When the Sandstone Spires Start Looking Like a Fever Dream (And Why That’s Geology’s Fault)

The Needles district gets its name from the striped sandstone pinnacles that dominate the landscape, these almost absurdly vertical formations that look like someone took layers of white and orange stone and just… stacked them. The technical term is Cedar Mesa Sandstone alternating with harder, more erosion-resistant layers, but that descrpiton doesn’t capture how alien they feel in person. I used to think desert landscapes were monotonous—turns out I was just looking at the wrong deserts. The drive takes you through terrain that shifts from scrubby flatlands to sudden dropoffs where the earth just opens up, and there’s no guardrails because this isn’t that kind of park. You’re expected to pay attention.

The overlook parking area holds maybe eight vehicles if everyone’s polite about it. From there it’s a short walk to the viewpoint, and I do mean short—maybe 200 yards across slickrock that’s been polished by wind and the occasional flash flood.

What’s strange is how quiet it gets out there, even with other people around. The confluence sits in this massive amphitheater of rock, and sound behaves differently—voices don’t echo so much as get absorbed into all that empty space. I’ve stood there during peak visitor season and still felt completely alone, which is either meditative or unsettling depending on your tolerance for geological indifference. The rivers themselves are maybe a quarter-mile apart at their closest before they merge, and you can trace their paths upstream through the canyon systems, watching how water has spent millennia essentially erasing stone.

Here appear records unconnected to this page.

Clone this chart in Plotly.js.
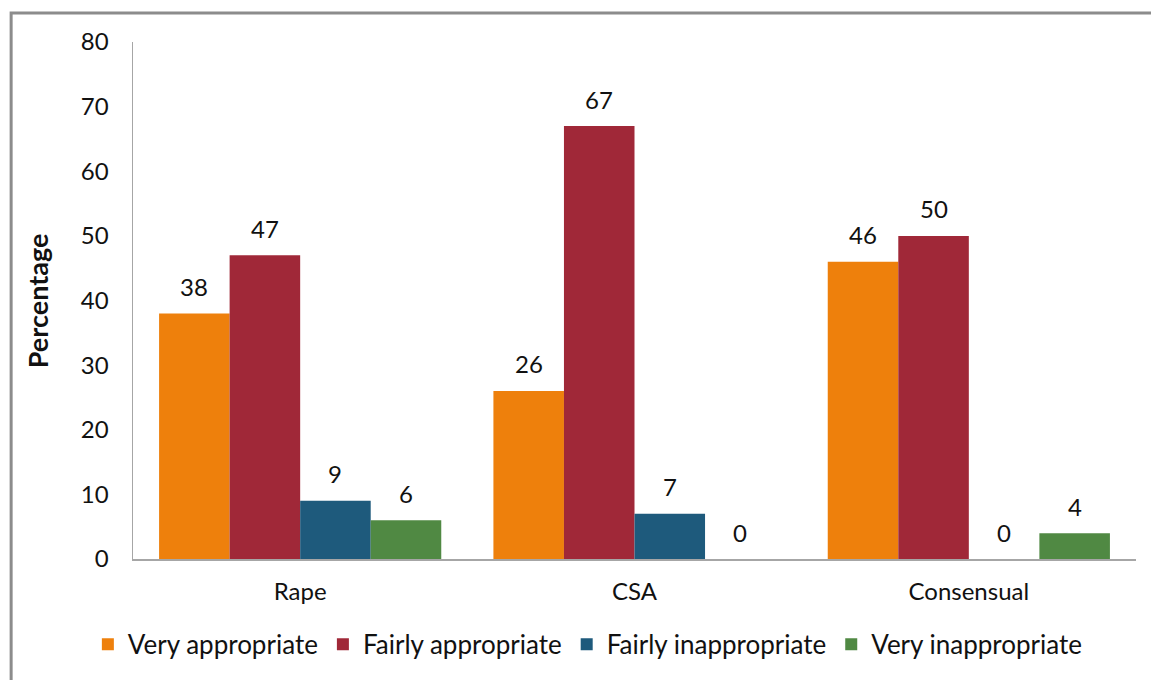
<!DOCTYPE html>
<html>
<head>
<meta charset="utf-8">
<script src="https://cdn.plot.ly/plotly-3.0.1.min.js"></script>
<style>
  html, body { margin: 0; padding: 0; background: #ffffff; }
  #chart { width: 1151px; height: 680px; }
</style>
</head>
<body>
<div id="chart"></div>
<script>
// Offence types on the x axis
const categories = ["Rape", "CSA", "Consensual"];

// Percentage of responses per rating
const veryAppropriate = [38, 26, 46];
const fairlyAppropriate = [47, 67, 50];
const fairlyInappropriate = [9, 7, 0];
const veryInappropriate = [6, 0, 4];

const seriesNames = ["Very appropriate", "Fairly appropriate", "Fairly inappropriate", "Very inappropriate"];
const seriesValues = [veryAppropriate, fairlyAppropriate, fairlyInappropriate, veryInappropriate];
const seriesColors = ["#EE800C", "#A02838", "#1E5A7C", "#508943"];

const yTicks = [0, 10, 20, 30, 40, 50, 60, 70, 80];
const yTitle = "Percentage";

const FONT = "Lato, 'Open Sans', sans-serif";
const BARGAP = 0.156;

const traces = seriesNames.map((name, i) => ({
  type: "bar",
  name: name,
  x: categories,
  y: seriesValues[i],
  marker: { color: seriesColors[i], line: { width: 0 } },
  hoverinfo: "x+y+name"
}));

// Value labels above each bar, placed at the centre of the bar slot within its group
const slot = (1 - BARGAP) / seriesNames.length;
const annotations = [];
seriesValues.forEach((vals, j) => {
  vals.forEach((v, i) => {
    annotations.push({
      xref: "x", yref: "y",
      x: i + (j - (seriesNames.length - 1) / 2) * slot,
      y: v,
      text: String(v),
      showarrow: false,
      yanchor: "middle",
      yshift: 27,
      font: { family: FONT, size: 24, color: "#111111" }
    });
  });
});

// Vertical axis title, set a little further out than Plotly's default placement
annotations.push({
  xref: "paper", yref: "paper",
  x: -0.095, y: 0.5,
  xanchor: "center", yanchor: "middle",
  text: "<b>" + yTitle + "</b>",
  textangle: -90,
  showarrow: false,
  font: { family: FONT, size: 27, color: "#111111" }
});

const layout = {
  width: 1151,
  height: 680,
  margin: { l: 133, r: 15, t: 42, b: 121 },
  paper_bgcolor: "#ffffff",
  plot_bgcolor: "#ffffff",
  barmode: "group",
  bargap: BARGAP,
  bargroupgap: 0,
  font: { family: FONT, size: 24, color: "#111111" },
  xaxis: {
    type: "category",
    showgrid: false,
    zeroline: false,
    showline: true,
    linecolor: "#a6a6a6",
    linewidth: 2,
    ticks: "",
    ticklabelstandoff: 10,
    tickfont: { family: FONT, size: 24, color: "#111111" }
  },
  yaxis: {
    range: [0, 80],
    tickvals: yTicks,
    ticktext: yTicks.map(String),
    showgrid: false,
    zeroline: false,
    showline: true,
    linecolor: "#a6a6a6",
    linewidth: 1.5,
    ticks: "",
    ticklabelstandoff: 18,
    tickfont: { family: FONT, size: 24, color: "#111111" }
  },
  legend: {
    orientation: "h",
    x: -0.045,
    xanchor: "left",
    y: -0.165,
    yanchor: "middle",
    font: { family: FONT, size: 26, color: "#111111" },
    itemwidth: 30,
    traceorder: "normal"
  },
  annotations: annotations,
  shapes: [{
    type: "rect",
    xref: "paper", yref: "paper",
    x0: -0.1215, x1: 1.2,
    y0: -0.5, y1: 1.056,
    line: { color: "#8c8c8c", width: 3 },
    fillcolor: "rgba(0,0,0,0)",
    layer: "below"
  }]
};

Plotly.newPlot("chart", traces, layout, { displayModeBar: false, staticPlot: true });
</script>
</body>
</html>
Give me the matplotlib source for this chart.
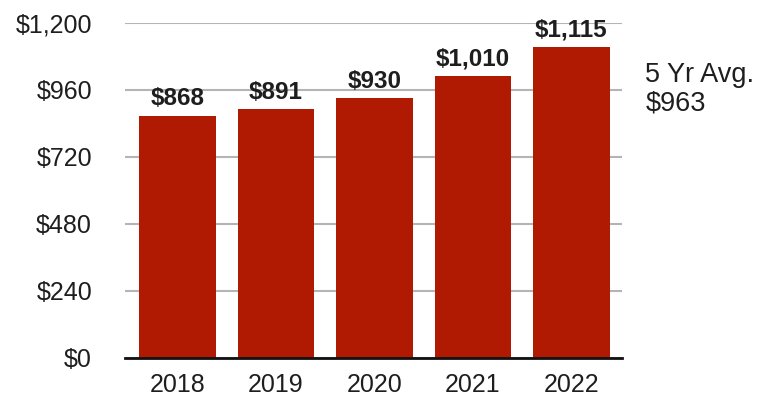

It’s the kind of view that makes you feel both insignificant and weirdly connected to processes that don’t care about human timescales at all.

Anyway, the best time to make the drive is early morning or late afternoon—not because of crowds, but because the light hits those canyon walls differently and the whole landscape shifts from red to orange to something close to purple.

The Actual Drive (Which Is Either Meditation or Punishment Depending on Your Shocks)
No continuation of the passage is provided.